The Fed says current monetary policy is appropriate because inflation is contained near its 2% objective. This completely misses the fact that their monetary stimulus and ultra low interest rates have facilitated, through leverage, record setting inflation in financial assets benefitting the ‘top 10%’ who play in such spaces but leaving the rest behind.
This constant support, the so called Fed Put, leads to ever increasing share prices and complacency in markets without anyone asking why that support is there in the first place. As you can see below we are again at a record short positioning for the VIX (volatility index) meaning bets are piled high on low volatility. Such positions have preceded each crash beforehand.
As stated earlier what seems to be missed by this crowd is WHY that support is there. Real Investment Advice yesterday noted:
“Which brings us to the ONE question everyone should be asking.

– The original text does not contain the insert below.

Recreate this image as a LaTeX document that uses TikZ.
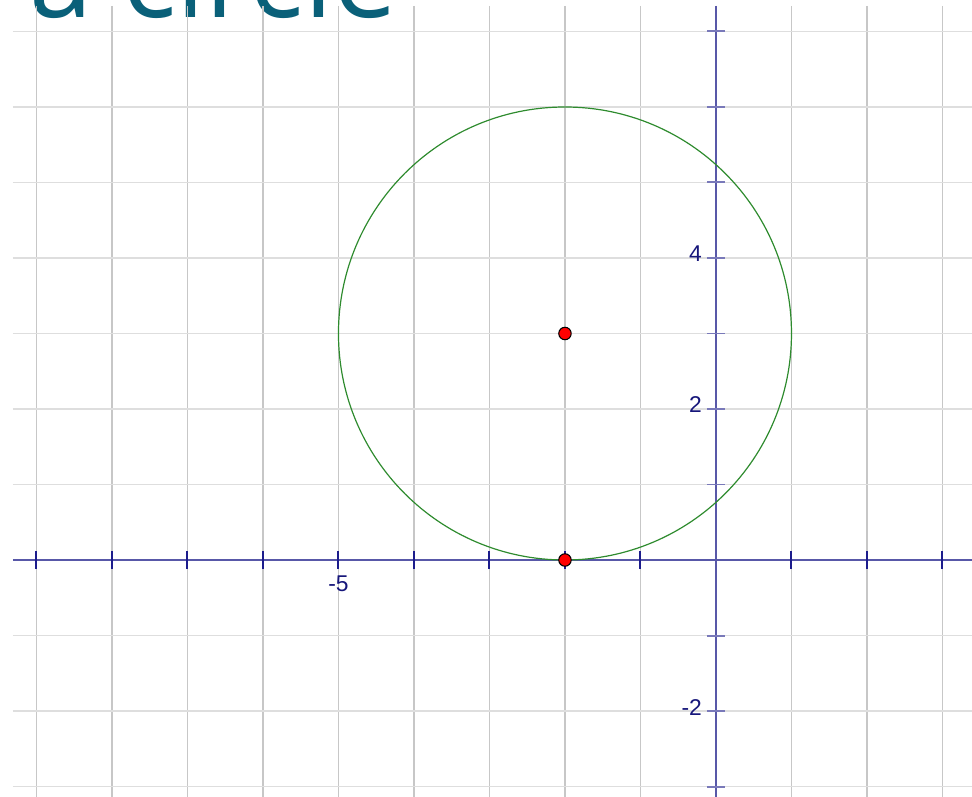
\documentclass[tikz,border=0pt]{standalone}
\usepackage{fontspec}
\setsansfont{Liberation Sans}
\newfontfamily\titlefont{Open Sans}
\definecolor{titleteal}{HTML}{0A6079}
\definecolor{axisblue}{HTML}{5858A8}
\definecolor{tickblue}{HTML}{1C1C8C}
\definecolor{labelblue}{HTML}{16167A}
\definecolor{circlegreen}{HTML}{2E8B2E}
\tikzset{
  gridv/.style={line width=0.7pt, color=black!22},
  gridh/.style={line width=0.7pt, color=black!13},
  axis/.style={line width=0.75pt, color=axisblue},
  xtick/.style={line width=0.75pt, color=tickblue},
  ytick/.style={line width=0.75pt, color=axisblue!80},
  ticklabel/.style={font=\sffamily\fontsize{8.6}{8.6}\selectfont, color=labelblue, inner sep=0pt},
  dot/.style={circle, fill=red, draw=black, line width=0.4pt, minimum size=0.165cm, inner sep=0pt}
}

\begin{document}
\begin{tikzpicture}
\useasboundingbox (-9.483,-3.126) rectangle (3.391,7.417);
\clip (-9.483,-3.126) rectangle (3.391,7.417);

% slide title, cut by the top edge
\node[anchor=base west, inner sep=0pt, text=titleteal, font=\titlefont\fontsize{43}{43}\selectfont]
  (title) at (-9.10,7.19) {a circle};

% grid
\foreach \x in {-9,...,3}
  \draw[gridv] (\x,7.338) -- (\x,-3.2);
\foreach \y in {-3,...,7}
  \draw[gridh] (-9.311,\y) -- (3.5,\y);

% axes
\coordinate (O) at (0,0);
\draw[axis] (-9.311,0) -- (3.5,0);
\draw[axis] (0,7.338) -- (0,-3.2);
\foreach \x in {-9,...,-1,1,2,3}
  \draw[xtick] (\x,-0.12) -- (\x,0.12);
\foreach \y in {-3,...,-1,1,2,...,7}
  \draw[ytick] (-0.12,\y) -- (0.12,\y);

\node[ticklabel, anchor=north] (lx5) at (-5,-0.2) {-5};
\node[ticklabel, anchor=east] (ly4) at (-0.18,4.06) {4};
\node[ticklabel, anchor=east] (ly2) at (-0.18,2.06) {2};
\node[ticklabel, anchor=east] (lym2) at (-0.18,-1.96) {-2};

% circle through (-2,0) with centre (-2,3)
\coordinate (C) at (-2,3);
\draw[circlegreen, line width=0.45pt] (C) circle (3);
\node[dot] (centre) at (C) {};
\node[dot] (foot) at (-2,0) {};

\end{tikzpicture}
\end{document}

“If the markets are rising because of expectations of improving economic conditions and earnings, then why are Central Banks pumping liquidity like crazy?”
Despite the best of intentions, Central Bank interventions, while boosting asset prices may seem like a good idea in the short-term, in the long-term it harms economic growth. As such, it leads to the repetitive cycle of monetary policy.

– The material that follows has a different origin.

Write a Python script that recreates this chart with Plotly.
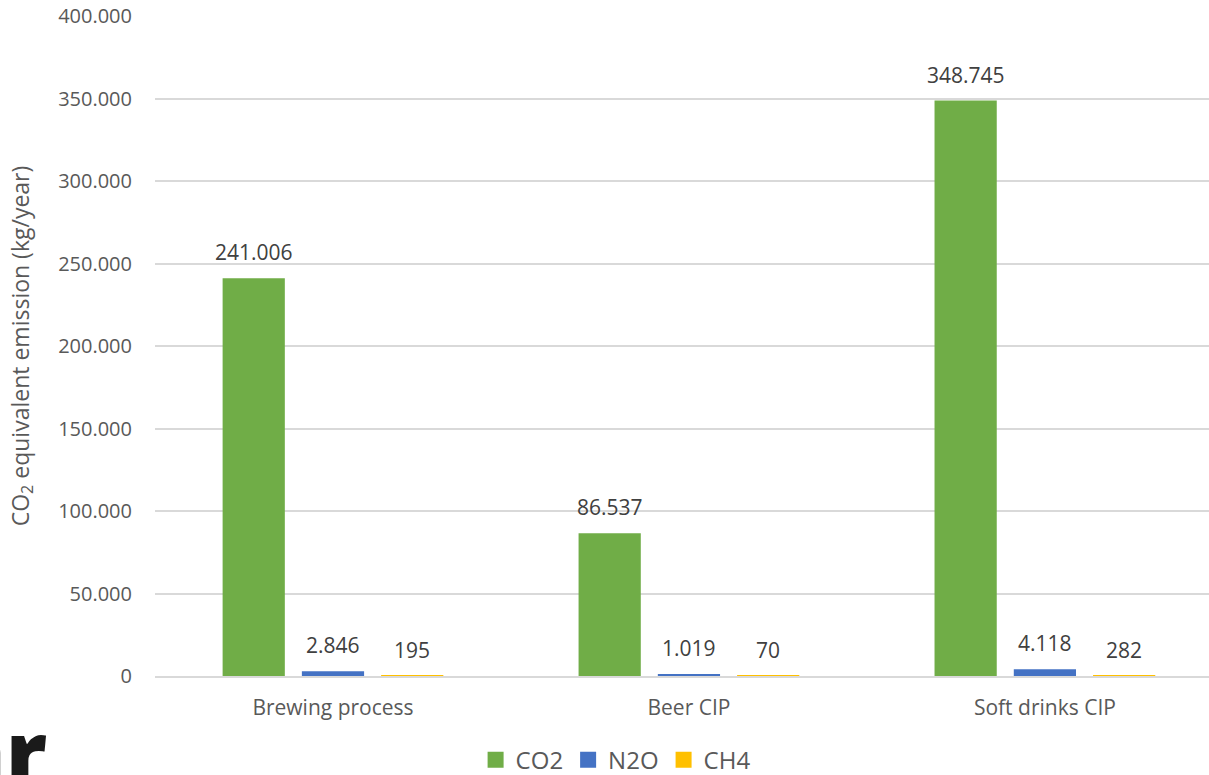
import plotly.graph_objects as go

# Annual CO2-equivalent emissions per process, split by gas
categories = ["Brewing process", "Beer CIP", "Soft drinks CIP"]
co2 = [241006, 86537, 348745]
n2o = [2846, 1019, 4118]
ch4 = [195, 70, 282]

series = [
    ("CO2", co2, "#70AD47"),
    ("N2O", n2o, "#4472C4"),
    ("CH4", ch4, "#FFC000"),
]

y_ticks = [0, 50000, 100000, 150000, 200000, 250000, 300000, 350000, 400000]

FONT = "Open Sans"
TICK_COLOR = "#595959"
LABEL_COLOR = "#404040"
GRID = "#D9D9D9"


def fmt(v):
    # thousands grouped with a dot
    return f"{v:,}".replace(",", ".")


fig = go.Figure()
for name, vals, color in series:
    fig.add_trace(go.Bar(
        name=name,
        x=categories,
        y=vals,
        marker=dict(color=color, line=dict(width=0)),
        legendgroup=name,
        showlegend=False,
    ))

# legend entries with larger square swatches
for name, _, color in series:
    fig.add_trace(go.Scatter(
        name=name,
        x=[None], y=[None],
        mode="markers",
        marker=dict(symbol="square", size=16, color=color),
        legendgroup=name,
        showlegend=True,
    ))

# value labels above every bar
annotations = []
offsets = {"CO2": -79, "N2O": 0, "CH4": 79}
for name, vals, _ in series:
    for cat, v in zip(categories, vals):
        annotations.append(dict(
            x=cat, y=v, xref="x", yref="y",
            text=fmt(v), showarrow=False,
            xshift=offsets[name], yshift=26,
            xanchor="center", yanchor="middle",
            font=dict(family=FONT, size=21, color=LABEL_COLOR),
        ))

# heading of the following page section, cut off at the bottom edge
annotations.append(dict(
    x=-0.1003, y=-0.0194, xref="paper", yref="paper",
    text="ar", showarrow=False,
    xanchor="right", yanchor="top",
    font=dict(family=FONT, size=88, color="#1A1A1A", weight=800),
))

fig.update_layout(
    width=1209,
    height=775,
    margin=dict(l=155, r=0, t=16, b=99, autoexpand=False),
    paper_bgcolor="white",
    plot_bgcolor="white",
    separators=",.",
    barmode="group",
    bargap=0.332,
    bargroupgap=0.215,
    font=dict(family=FONT, size=21, color=TICK_COLOR),
    showlegend=True,
    legend=dict(
        orientation="h",
        x=0.437, xanchor="center",
        y=-0.1275, yanchor="middle",
        font=dict(family=FONT, size=24, color=TICK_COLOR),
        itemsizing="trace",
        itemwidth=30,
        traceorder="normal",
    ),
    annotations=annotations,
)

fig.update_xaxes(
    type="category",
    range=[-0.5, 2.461],
    showgrid=False,
    showline=True,
    linecolor=GRID,
    linewidth=2,
    ticks="",
    ticklabelstandoff=12,
    tickfont=dict(family=FONT, size=21, color=TICK_COLOR),
)

fig.update_yaxes(
    range=[0, 400000],
    tickvals=y_ticks,
    tickformat=",d",
    showgrid=True,
    gridcolor=GRID,
    gridwidth=1.5,
    zeroline=False,
    showline=False,
    ticks="",
    ticklabelstandoff=22,
    ticklabeloverflow="allow",
    tickfont=dict(family=FONT, size=20, color=TICK_COLOR),
    title=dict(
        text="CO<sub>2</sub> equivalent emission (kg/year)",
        font=dict(family=FONT, size=23, color=TICK_COLOR),
        standoff=22,
    ),
)

fig.write_html("out.html")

- Using monetary policy to drag forward future consumption leaves a larger void in the future that must be continually refilled.
- Monetary policy does not create self-sustaining economic growth and therefore requires ever-larger amounts of monetary policy to maintain the same level of activity.
- The filling of the “gap” between fundamentals and reality leads to consumer contraction and ultimately, a recession as economic activity recedes.
- Job losses rise, wealth effect diminishes, and real wealth is destroyed.
- The middle-class shrinks further.
- Central banks act to provide more liquidity to offset recessionary drag and restart economic growth by dragging forward future consumption.
- Wash, Rinse, Repeat.
If you don’t believe me, here is the evidence.
The stock market has returned more than 100% since the 2007 peak, which is more than 2.5x the growth in corporate sales and almost 5x more than GDP. The all-time highs in the stock market have been driven by the $4 trillion increase in the Fed’s balance sheet, hundreds of billions in stock buybacks, PE expansion, and ZIRP.”
That red line is very clearly supported by ultra high valuations against fundamentals. Crescat map this below against a full range of valuation measures that collectively have us right now at the most overvalued on the S&P500 since their model began in 1987.
The more you pull forward from the future, fundamentally, the bigger the correction.
Ponzi schemes by their very architecture must fail. This market is no different.
Arguably we are watching this play out in Australian property right now. Since we lost manufacturing and in the throes of the drought we have been completely reliant on mining and our own property market. The pullback in house values has spooked the government, yet again, into action to prop it up again with first home buyer grants (again pulling forward from the future), jawboning and looser lending. Euphoria of rising property prices again needs to be considered very sceptically as a long term proposition.